-- BEGIN --

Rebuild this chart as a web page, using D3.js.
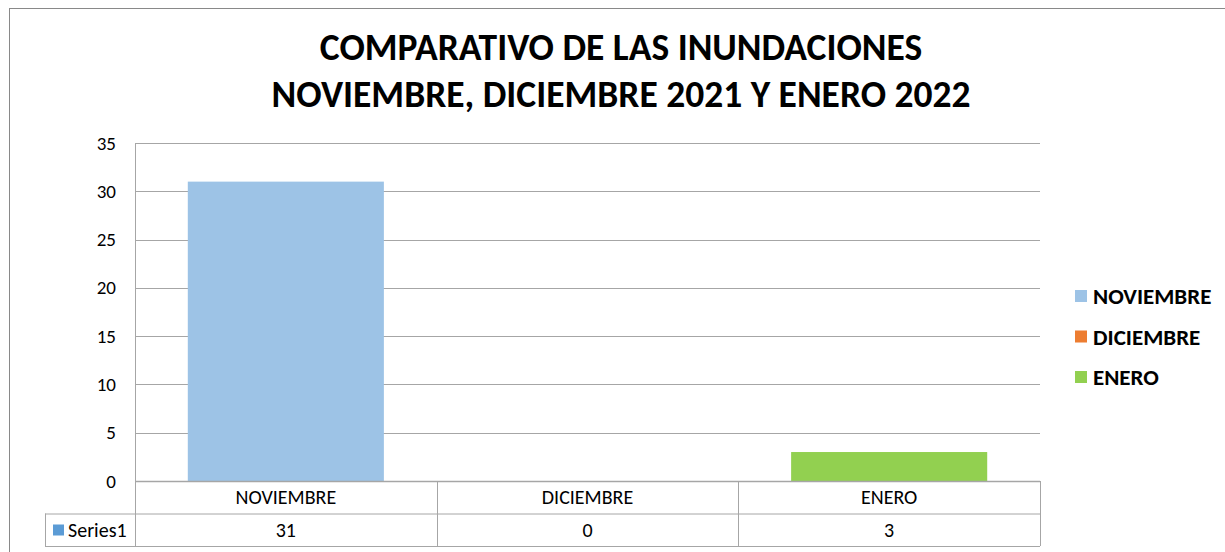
<!DOCTYPE html>
<html>
<head>
<meta charset="utf-8">
<script src="https://cdn.jsdelivr.net/npm/d3@7"></script>
<style>
  body { margin: 0; background: #fff; }
  svg { font-family: Carlito, Lato, "Open Sans", sans-serif; }
</style>
</head>
<body>
<div id="chart"></div>
<script>
const categories = ["NOVIEMBRE", "DICIEMBRE", "ENERO"];
const values = [31, 0, 3];
const colors = ["#9dc3e6", "#ed7d31", "#92d050"];
const seriesName = "Series1";
const titleLines = ["COMPARATIVO DE LAS INUNDACIONES", "NOVIEMBRE, DICIEMBRE 2021 Y ENERO 2022"];
const yTicks = [0, 5, 10, 15, 20, 25, 30, 35];

const W = 1225, H = 552;
const margin = { top: 143, left: 135, right: 185, bottom: 71 };
const width = W - margin.left - margin.right,   // 905
      height = H - margin.top - margin.bottom;  // 338
const rowH = 32.5;

const svg = d3.select("#chart").append("svg")
    .attr("width", W)
    .attr("height", H);

// outer chart frame
svg.append("rect")
    .attr("x", 9.5).attr("y", 8.5)
    .attr("width", W).attr("height", H)
    .attr("fill", "none")
    .attr("stroke", "#898989");

// title
svg.append("g").selectAll("text")
  .data(titleLines)
  .join("text")
    .attr("x", 621)
    .attr("y", (d, i) => 60 + i * 47)
    .attr("text-anchor", "middle")
    .attr("font-size", 37.5)
    .attr("font-weight", "bold")
    .attr("fill", "#000")
    .text(d => d);

const g = svg.append("g")
    .attr("transform", "translate(" + margin.left + "," + margin.top + ")");

const x = d3.scaleBand().domain(categories).range([0, width]).paddingInner(0.35).paddingOuter(0.175);
const xCol = d3.scaleBand().domain(categories).range([0, width]);
const y = d3.scaleLinear().domain([0, 35]).range([height, 0]);

// grid lines
g.append("g")
  .selectAll("line")
  .data(yTicks.filter(t => t > 0))
  .join("line")
    .attr("x1", 0).attr("x2", width)
    .attr("y1", d => Math.round(y(d)) + 0.5)
    .attr("y2", d => Math.round(y(d)) + 0.5)
    .attr("stroke", "#a6a6a6");

// y axis labels
const yAxis = g.append("g")
    .call(d3.axisLeft(y).tickValues(yTicks).tickSize(0).tickPadding(19));
yAxis.select(".domain").remove();
yAxis.selectAll("text")
    .attr("font-size", 19)
    .attr("font-family", "Carlito, Lato, 'Open Sans', sans-serif")
    .attr("fill", "#000");

// bars
g.append("g")
  .selectAll("rect")
  .data(categories)
  .join("rect")
    .attr("x", d => x(d))
    .attr("width", x.bandwidth())
    .attr("y", (d, i) => y(values[i]))
    .attr("height", (d, i) => y(0) - y(values[i]))
    .attr("fill", (d, i) => colors[i]);

// data table
const tbl = g.append("g").attr("transform", "translate(0," + height + ")");
const lineColor = "#a6a6a6";

// horizontal lines
tbl.append("line").attr("x1", 0).attr("x2", width).attr("y1", 0.5).attr("y2", 0.5).attr("stroke", lineColor).attr("stroke-width", 1.5);
tbl.append("line").attr("x1", -90).attr("x2", width).attr("y1", rowH + 0.5).attr("y2", rowH + 0.5).attr("stroke", lineColor);
tbl.append("line").attr("x1", -90).attr("x2", width).attr("y1", 2 * rowH + 0.5).attr("y2", 2 * rowH + 0.5).attr("stroke", lineColor);
// left of series row
tbl.append("line").attr("x1", -89.5).attr("x2", -89.5).attr("y1", rowH).attr("y2", 2 * rowH).attr("stroke", lineColor);

// vertical axis line through table
g.append("line").attr("x1", 0.5).attr("x2", 0.5).attr("y1", 0).attr("y2", height + 2 * rowH).attr("stroke", lineColor);

tbl.append("g")
  .selectAll("line")
  .data(categories)
  .join("line")
    .attr("x1", d => Math.round(xCol(d) + xCol.bandwidth()) + 0.5)
    .attr("x2", d => Math.round(xCol(d) + xCol.bandwidth()) + 0.5)
    .attr("y1", 0).attr("y2", 2 * rowH)
    .attr("stroke", lineColor);

tbl.append("g")
  .selectAll("text")
  .data(categories)
  .join("text")
    .attr("x", d => xCol(d) + xCol.bandwidth() / 2)
    .attr("y", 23)
    .attr("text-anchor", "middle")
    .attr("font-size", 20)
    .attr("fill", "#000")
    .text(d => d);

tbl.append("g")
  .selectAll("text")
  .data(values)
  .join("text")
    .attr("x", (d, i) => xCol(categories[i]) + xCol.bandwidth() / 2)
    .attr("y", rowH + 23)
    .attr("text-anchor", "middle")
    .attr("font-size", 20)
    .attr("fill", "#000")
    .text(d => d);

tbl.append("rect")
    .attr("x", -82).attr("y", rowH + 11)
    .attr("width", 11).attr("height", 11)
    .attr("fill", "#5b9bd5");
tbl.append("text")
    .attr("x", -67).attr("y", rowH + 23)
    .attr("font-size", 20)
    .attr("fill", "#000")
    .text(seriesName);

// legend
const legend = svg.append("g")
    .attr("transform", "translate(1075,290)");
const li = legend.selectAll("g")
  .data(categories)
  .join("g")
    .attr("transform", (d, i) => "translate(0," + i * 40.5 + ")");
li.append("rect")
    .attr("width", 12).attr("height", 12)
    .attr("fill", (d, i) => colors[i]);
li.append("text")
    .attr("x", 18).attr("y", 14)
    .attr("font-size", 23)
    .attr("font-weight", "bold")
    .attr("fill", "#000")
    .text(d => d);
</script>
</body>
</html>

-- END --

Short problem: Except for the pictures, give all the material above again verbatim.

Problem solution:
Rebuild this chart as a web page, using D3.js.
<!DOCTYPE html>
<html>
<head>
<meta charset="utf-8">
<script src="https://cdn.jsdelivr.net/npm/d3@7"></script>
<style>
  body { margin: 0; background: #fff; }
  svg { font-family: Carlito, Lato, "Open Sans", sans-serif; }
</style>
</head>
<body>
<div id="chart"></div>
<script>
const categories = ["NOVIEMBRE", "DICIEMBRE", "ENERO"];
const values = [31, 0, 3];
const colors = ["#9dc3e6", "#ed7d31", "#92d050"];
const seriesName = "Series1";
const titleLines = ["COMPARATIVO DE LAS INUNDACIONES", "NOVIEMBRE, DICIEMBRE 2021 Y ENERO 2022"];
const yTicks = [0, 5, 10, 15, 20, 25, 30, 35];

const W = 1225, H = 552;
const margin = { top: 143, left: 135, right: 185, bottom: 71 };
const width = W - margin.left - margin.right,   // 905
      height = H - margin.top - margin.bottom;  // 338
const rowH = 32.5;

const svg = d3.select("#chart").append("svg")
    .attr("width", W)
    .attr("height", H);

// outer chart frame
svg.append("rect")
    .attr("x", 9.5).attr("y", 8.5)
    .attr("width", W).attr("height", H)
    .attr("fill", "none")
    .attr("stroke", "#898989");

// title
svg.append("g").selectAll("text")
  .data(titleLines)
  .join("text")
    .attr("x", 621)
    .attr("y", (d, i) => 60 + i * 47)
    .attr("text-anchor", "middle")
    .attr("font-size", 37.5)
    .attr("font-weight", "bold")
    .attr("fill", "#000")
    .text(d => d);

const g = svg.append("g")
    .attr("transform", "translate(" + margin.left + "," + margin.top + ")");

const x = d3.scaleBand().domain(categories).range([0, width]).paddingInner(0.35).paddingOuter(0.175);
const xCol = d3.scaleBand().domain(categories).range([0, width]);
const y = d3.scaleLinear().domain([0, 35]).range([height, 0]);

// grid lines
g.append("g")
  .selectAll("line")
  .data(yTicks.filter(t => t > 0))
  .join("line")
    .attr("x1", 0).attr("x2", width)
    .attr("y1", d => Math.round(y(d)) + 0.5)
    .attr("y2", d => Math.round(y(d)) + 0.5)
    .attr("stroke", "#a6a6a6");

// y axis labels
const yAxis = g.append("g")
    .call(d3.axisLeft(y).tickValues(yTicks).tickSize(0).tickPadding(19));
yAxis.select(".domain").remove();
yAxis.selectAll("text")
    .attr("font-size", 19)
    .attr("font-family", "Carlito, Lato, 'Open Sans', sans-serif")
    .attr("fill", "#000");

// bars
g.append("g")
  .selectAll("rect")
  .data(categories)
  .join("rect")
    .attr("x", d => x(d))
    .attr("width", x.bandwidth())
    .attr("y", (d, i) => y(values[i]))
    .attr("height", (d, i) => y(0) - y(values[i]))
    .attr("fill", (d, i) => colors[i]);

// data table
const tbl = g.append("g").attr("transform", "translate(0," + height + ")");
const lineColor = "#a6a6a6";

// horizontal lines
tbl.append("line").attr("x1", 0).attr("x2", width).attr("y1", 0.5).attr("y2", 0.5).attr("stroke", lineColor).attr("stroke-width", 1.5);
tbl.append("line").attr("x1", -90).attr("x2", width).attr("y1", rowH + 0.5).attr("y2", rowH + 0.5).attr("stroke", lineColor);
tbl.append("line").attr("x1", -90).attr("x2", width).attr("y1", 2 * rowH + 0.5).attr("y2", 2 * rowH + 0.5).attr("stroke", lineColor);
// left of series row
tbl.append("line").attr("x1", -89.5).attr("x2", -89.5).attr("y1", rowH).attr("y2", 2 * rowH).attr("stroke", lineColor);

// vertical axis line through table
g.append("line").attr("x1", 0.5).attr("x2", 0.5).attr("y1", 0).attr("y2", height + 2 * rowH).attr("stroke", lineColor);

tbl.append("g")
  .selectAll("line")
  .data(categories)
  .join("line")
    .attr("x1", d => Math.round(xCol(d) + xCol.bandwidth()) + 0.5)
    .attr("x2", d => Math.round(xCol(d) + xCol.bandwidth()) + 0.5)
    .attr("y1", 0).attr("y2", 2 * rowH)
    .attr("stroke", lineColor);

tbl.append("g")
  .selectAll("text")
  .data(categories)
  .join("text")
    .attr("x", d => xCol(d) + xCol.bandwidth() / 2)
    .attr("y", 23)
    .attr("text-anchor", "middle")
    .attr("font-size", 20)
    .attr("fill", "#000")
    .text(d => d);

tbl.append("g")
  .selectAll("text")
  .data(values)
  .join("text")
    .attr("x", (d, i) => xCol(categories[i]) + xCol.bandwidth() / 2)
    .attr("y", rowH + 23)
    .attr("text-anchor", "middle")
    .attr("font-size", 20)
    .attr("fill", "#000")
    .text(d => d);

tbl.append("rect")
    .attr("x", -82).attr("y", rowH + 11)
    .attr("width", 11).attr("height", 11)
    .attr("fill", "#5b9bd5");
tbl.append("text")
    .attr("x", -67).attr("y", rowH + 23)
    .attr("font-size", 20)
    .attr("fill", "#000")
    .text(seriesName);

// legend
const legend = svg.append("g")
    .attr("transform", "translate(1075,290)");
const li = legend.selectAll("g")
  .data(categories)
  .join("g")
    .attr("transform", (d, i) => "translate(0," + i * 40.5 + ")");
li.append("rect")
    .attr("width", 12).attr("height", 12)
    .attr("fill", (d, i) => colors[i]);
li.append("text")
    .attr("x", 18).attr("y", 14)
    .attr("font-size", 23)
    .attr("font-weight", "bold")
    .attr("fill", "#000")
    .text(d => d);
</script>
</body>
</html>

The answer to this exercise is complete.